The much bigger criticism, which seems to have dogged the film, is that of alleged "whitewashing". There are, in fact, two separate accusations. The first concerns the nationality of the family, which are changed from Spanish to British (at least as far as accents are concerned) - the argument being that this was done to appeal to American audiences who might not read subtitles (so the stereotype goes). The second concerns the Thai presence in the film, with the attention focussing on the plight of Western tourists and not the pain and devastation of Thai nationals, who did not often have access to the support or resources enjoyed by the main characters.
It is certainly true that The Impossible focusses on privileged white people, but it also doesn't make any massive attempt to say that their experience is typical. It is possible for an extraordinary story to convey universal themes, and vice versa. Because of this, the Thai characters are marginalised, and it is fair to assume that a film made from their viewpoint would have been more brutal still.

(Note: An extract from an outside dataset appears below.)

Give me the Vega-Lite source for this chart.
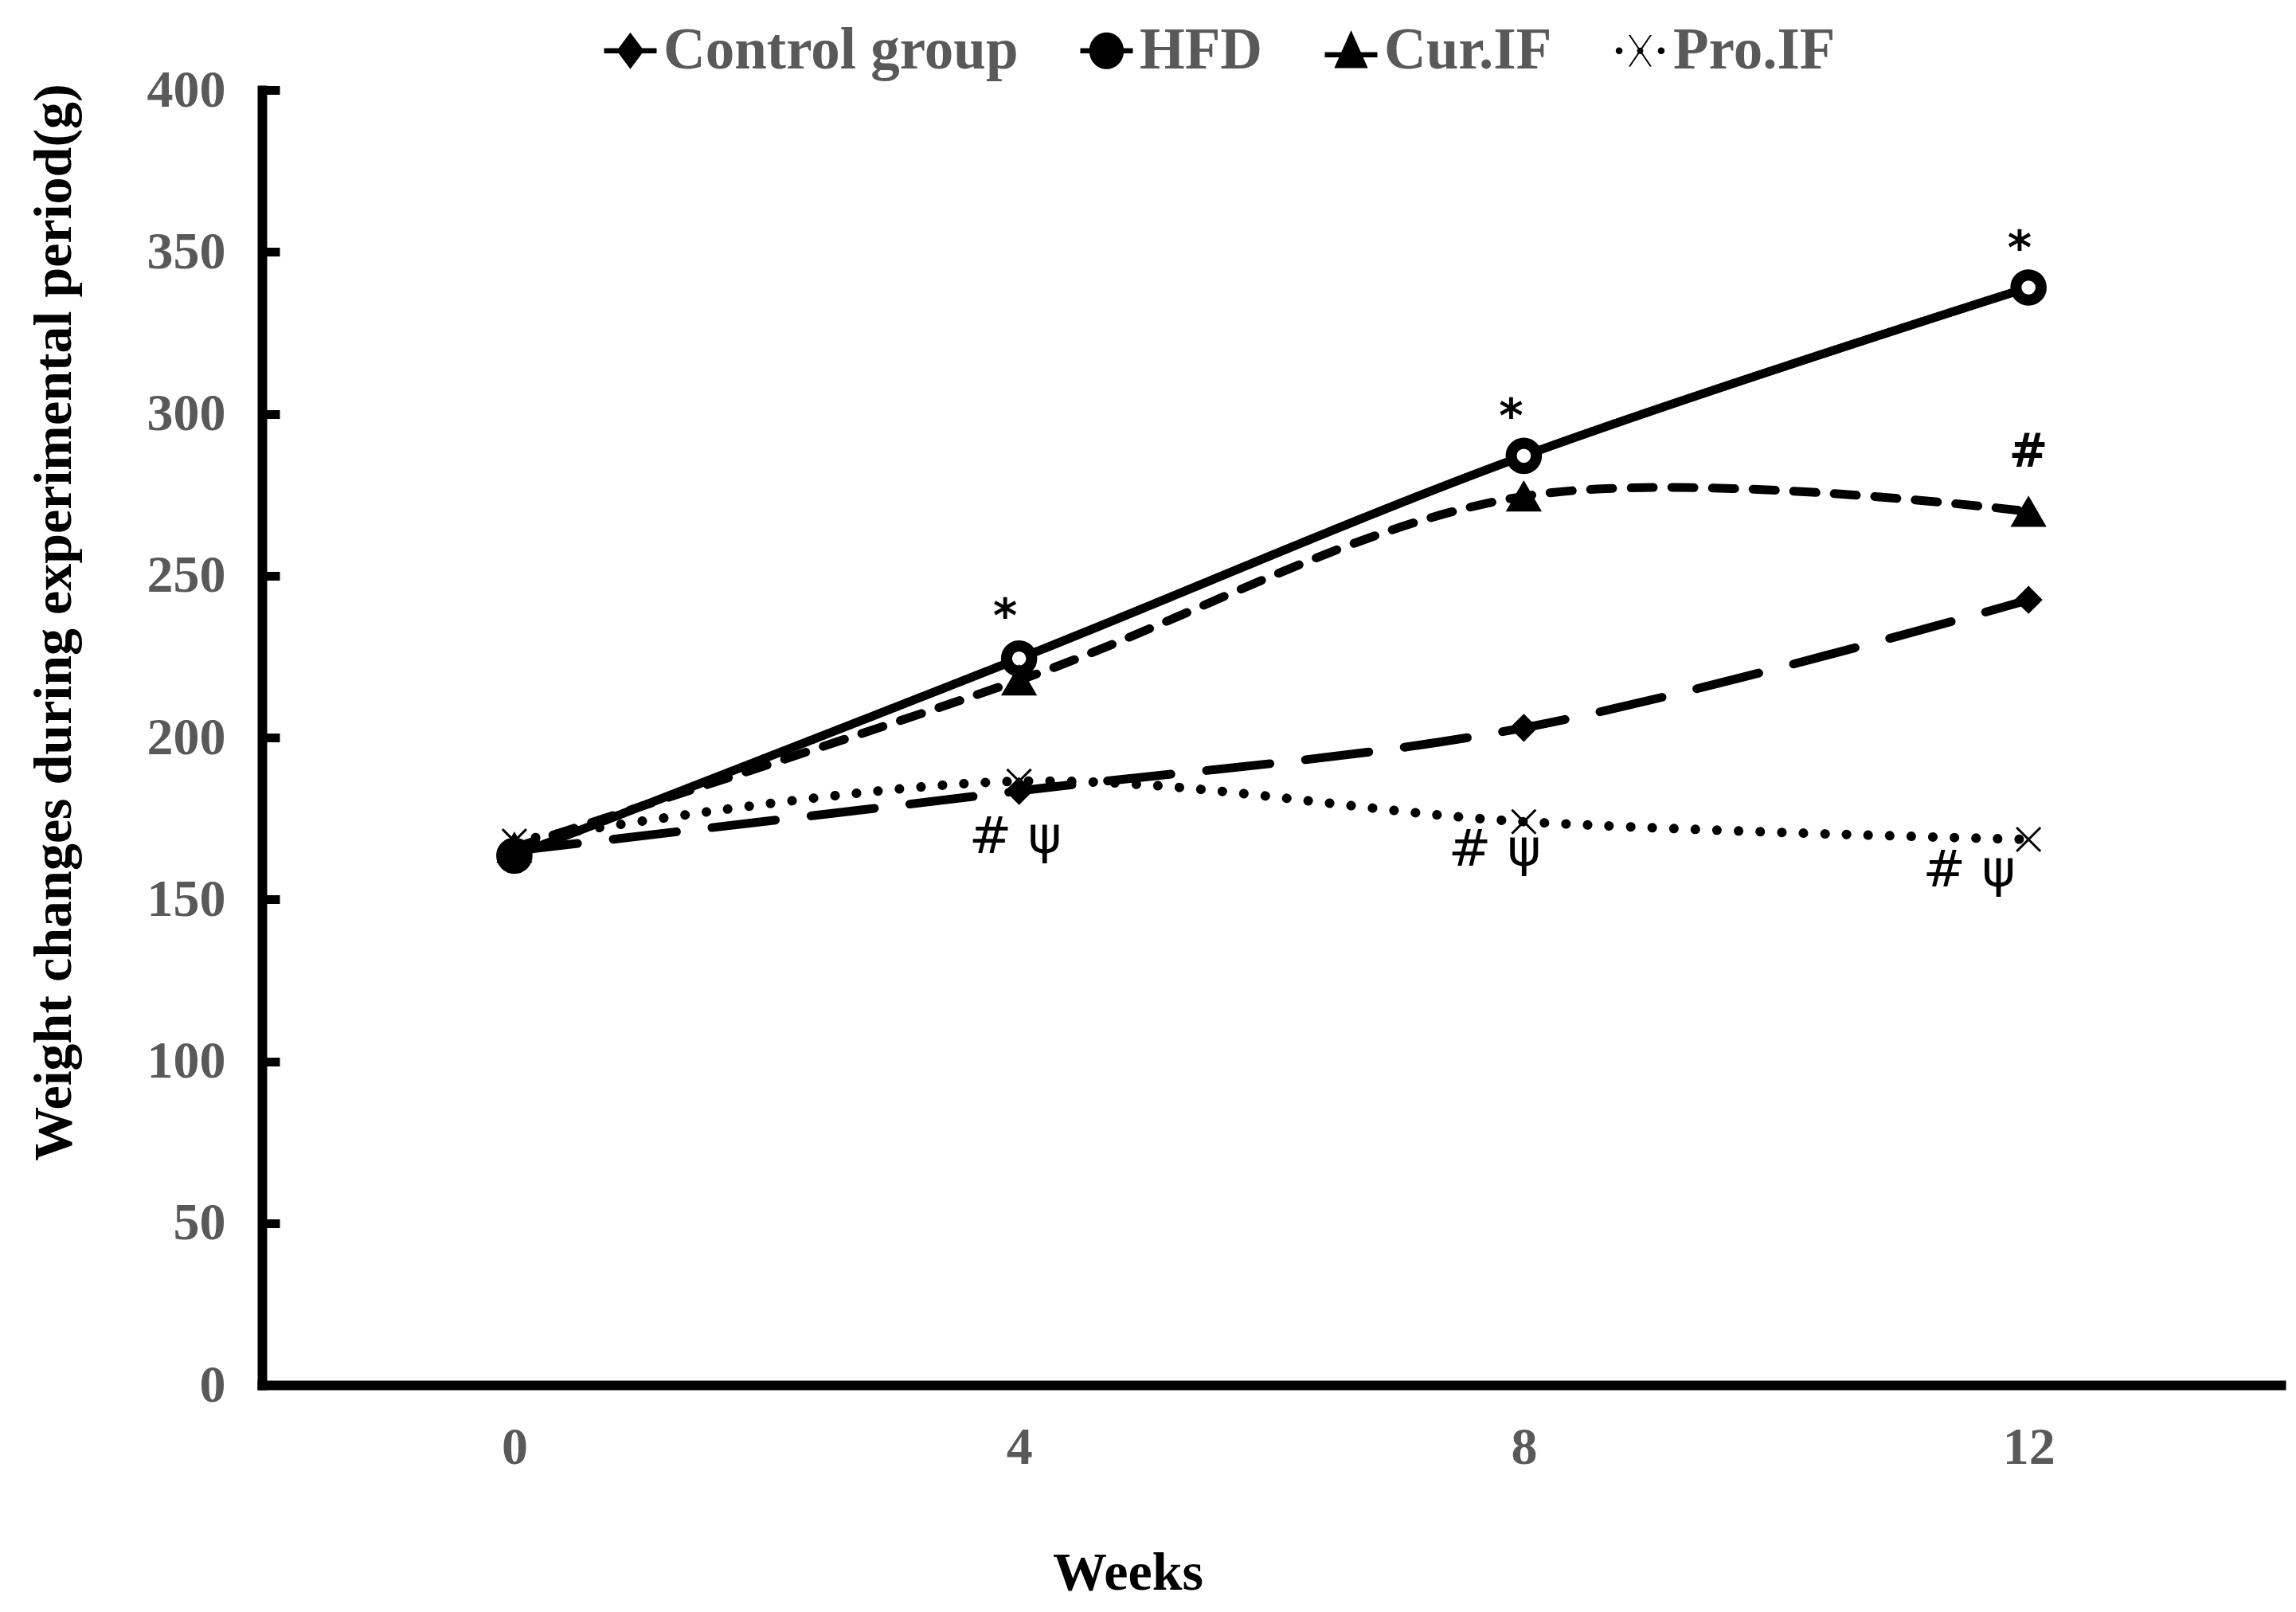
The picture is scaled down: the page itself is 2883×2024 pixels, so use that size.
{
  "$schema": "https://vega.github.io/schema/vega-lite/v6.json",
  "width": 2535,
  "height": 1626,
  "autosize": {"type": "none"},
  "padding": {"left": 329, "top": 113, "right": 19, "bottom": 285},
  "background": "white",
  "config": {"view": {"stroke": null}, "axis": {"grid": false}},
  "datasets": {
    "weights": [
      {"week": 0, "group": "Control group", "weight": 165},
      {"week": 4, "group": "Control group", "weight": 183.5},
      {"week": 8, "group": "Control group", "weight": 203},
      {"week": 12, "group": "Control group", "weight": 242.5},
      {"week": 0, "group": "HFD", "weight": 163.5},
      {"week": 4, "group": "HFD", "weight": 224.4},
      {"week": 8, "group": "HFD", "weight": 287},
      {"week": 12, "group": "HFD", "weight": 339},
      {"week": 0, "group": "Cur.IF", "weight": 166},
      {"week": 4, "group": "Cur.IF", "weight": 217.7},
      {"week": 8, "group": "Cur.IF", "weight": 274.5},
      {"week": 12, "group": "Cur.IF", "weight": 269.8},
      {"week": 0, "group": "Pro.IF", "weight": 168},
      {"week": 4, "group": "Pro.IF", "weight": 186.5},
      {"week": 8, "group": "Pro.IF", "weight": 174},
      {"week": 12, "group": "Pro.IF", "weight": 168.5}
    ],
    "notes": [
      {"week": 3.89, "weight": 236.8, "label": "*"},
      {"week": 7.9, "weight": 298.6, "label": "*"},
      {"week": 11.93, "weight": 350.5, "label": "*"},
      {"week": 12.0, "weight": 287.8, "label": "#"},
      {"week": 3.97, "weight": 169, "label": "# ψ"},
      {"week": 7.77, "weight": 165, "label": "# ψ"},
      {"week": 11.53, "weight": 158.6, "label": "# ψ"}
    ]
  },
  "encoding": {
    "x": {
      "field": "week",
      "type": "quantitative",
      "scale": {"domain": [-2, 14], "nice": false, "zero": false},
      "axis": {
        "title": "Weeks",
        "values": [0, 4, 8, 12],
        "ticks": false,
        "domainColor": "black",
        "domainWidth": 12,
        "domainCap": "square",
        "labelFont": "Liberation Serif",
        "labelFontWeight": "bold",
        "labelFontSize": 66,
        "labelColor": "#595959",
        "labelPadding": 46,
        "labelFlush": false,
        "titleFont": "Liberation Serif",
        "titleFontWeight": "bold",
        "titleFontSize": 68,
        "titleColor": "black",
        "titleX": 1087,
        "titleY": 256,
        "titleBaseline": "alphabetic",
        "titleAlign": "center"
      }
    },
    "y": {
      "field": "weight",
      "type": "quantitative",
      "scale": {"domain": [0, 400], "nice": false},
      "axis": {
        "title": "Weight changes during experimental period(g)",
        "values": [0, 50, 100, 150, 200, 250, 300, 350, 400],
        "tickSize": -22,
        "tickWidth": 11,
        "tickColor": "black",
        "domainColor": "black",
        "domainWidth": 12,
        "domainCap": "square",
        "labelFont": "Liberation Serif",
        "labelFontWeight": "bold",
        "labelFontSize": 66,
        "labelColor": "#595959",
        "labelPadding": 68,
        "labelFlush": false,
        "titleFont": "Liberation Serif",
        "titleFontWeight": "bold",
        "titleFontSize": 68,
        "titleColor": "black",
        "titleAngle": -90,
        "titleX": -241,
        "titleY": 668,
        "titleBaseline": "alphabetic",
        "titleAlign": "center"
      }
    }
  },
  "resolve": {"scale": {"shape": "independent"}, "legend": {"shape": "independent"}},
  "layer": [
    {
      "data": {"name": "weights"},
      "mark": {"type": "line", "interpolate": "catmull-rom", "strokeCap": "round", "color": "black"},
      "encoding": {
        "strokeDash": {
          "field": "group",
          "type": "nominal",
          "scale": {"domain": ["Control group", "HFD", "Cur.IF", "Pro.IF"], "range": [[80, 45], [1, 0], [28, 23], [0.1, 27]]},
          "legend": null
        },
        "strokeWidth": {"condition": {"test": "datum.group === 'Pro.IF'", "value": 12}, "value": 11}
      }
    },
    {
      "data": {"name": "weights"},
      "mark": {"type": "point", "filled": true, "opacity": 1},
      "encoding": {
        "shape": {
          "field": "group",
          "type": "nominal",
          "scale": {"domain": ["Control group", "HFD", "Cur.IF", "Pro.IF"], "range": ["diamond", "circle", "triangle-up", "M-1,-1L1,1M1,-1L-1,1"]},
          "legend": null
        },
        "size": {
          "condition": [
            {"test": "datum.group === 'Control group'", "value": 1050},
            {"test": "datum.group === 'HFD'", "value": 1000},
            {"test": "datum.group === 'Cur.IF'", "value": 1750}
          ],
          "value": 900
        },
        "fill": {"condition": {"test": "datum.group === 'HFD'", "value": "white"}, "value": "black"},
        "stroke": {"value": "black"},
        "strokeWidth": {
          "condition": [
            {"test": "datum.group === 'HFD'", "value": 14},
            {"test": "datum.group === 'Pro.IF'", "value": 3}
          ],
          "value": 2
        }
      }
    },
    {
      "data": {"name": "notes"},
      "transform": [{"filter": "datum.label !== '# ψ'"}],
      "mark": {"type": "text", "font": "DejaVu Sans", "fontWeight": "bold", "fontSize": 58, "color": "black", "baseline": "middle", "align": "center"},
      "encoding": {
        "text": {"field": "label", "type": "nominal"}
      }
    },
    {
      "data": {"name": "notes"},
      "transform": [{"filter": "datum.label === '# ψ'"}],
      "mark": {"type": "text", "font": "DejaVu Sans", "fontWeight": "normal", "fontSize": 64, "color": "black", "baseline": "middle", "align": "center"},
      "encoding": {
        "text": {"field": "label", "type": "nominal"}
      }
    },
    {
      "data": {"name": "weights"},
      "transform": [{"filter": "datum.week < 0"}],
      "mark": {"type": "point", "filled": true, "color": "black", "opacity": 1},
      "encoding": {
        "shape": {
          "field": "group",
          "type": "nominal",
          "scale": {
            "domain": ["Control group", "HFD", "Cur.IF", "Pro.IF"],
            "range": [
              "M-1,-0.1H1V0.1H-1Z M0,-0.7L0.52,0L0,0.7L-0.52,0Z",
              "M-1,-0.1H1V0.1H-1Z M-0.66,0A0.66,0.7,0,1,1,0.66,0A0.66,0.7,0,1,1,-0.66,0Z",
              "M-1,0.05H1V0.25H-1Z M0,-0.78L0.64,0.66L-0.64,0.66Z",
              "M-0.93,0A0.13,0.13,0,1,1,-0.67,0A0.13,0.13,0,1,1,-0.93,0Z M0.67,0A0.13,0.13,0,1,1,0.93,0A0.13,0.13,0,1,1,0.67,0Z M-0.44,-0.6L-0.37,-0.6L0.44,0.6L0.37,0.6Z M0.37,-0.6L0.44,-0.6L-0.37,0.6L-0.44,0.6Z M-0.12,0A0.12,0.12,0,1,1,0.12,0A0.12,0.12,0,1,1,-0.12,0Z"
            ]
          },
          "legend": {
            "orient": "none",
            "legendX": 426,
            "legendY": -86,
            "direction": "horizontal",
            "title": null,
            "labelFont": "Liberation Serif",
            "labelFontWeight": "bold",
            "labelFontSize": 73,
            "labelColor": "#595959",
            "labelLimit": 1000,
            "labelOffset": 5,
            "symbolSize": 4356,
            "symbolStrokeWidth": 0,
            "symbolFillColor": "black",
            "symbolOpacity": 1,
            "columnPadding": 74
          }
        }
      }
    }
  ]
}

You could even argue that the film has the problem as Shame, depicting something truly horrific while ultimately feeling a little too choreographed to truly win us over.
Ultimately, however, The Impossible has such a strong emotional pull that we are invested in the characters regardless of their race or status. These criticisms emerge during the moments of narrative contrivance or slack scripting, but for the most part the film is not dogged by these problems. Bayona's storytelling is efficient and he balances the two sides of the family reasonably well. It may not be the deepest disaster film ever, but it is one of the most emotionally weighty.
The Impossible is a really good film whose myriad successes ultimately overshadow its shortcomings. It tackles a very difficult subject matter with sensitivity and aplomb, offering us a host of good characters and great performances in which we can really invest. It's not without its problems, narrative or symbolic, but it's still a gripping and visceral drama that really deserves to be seen.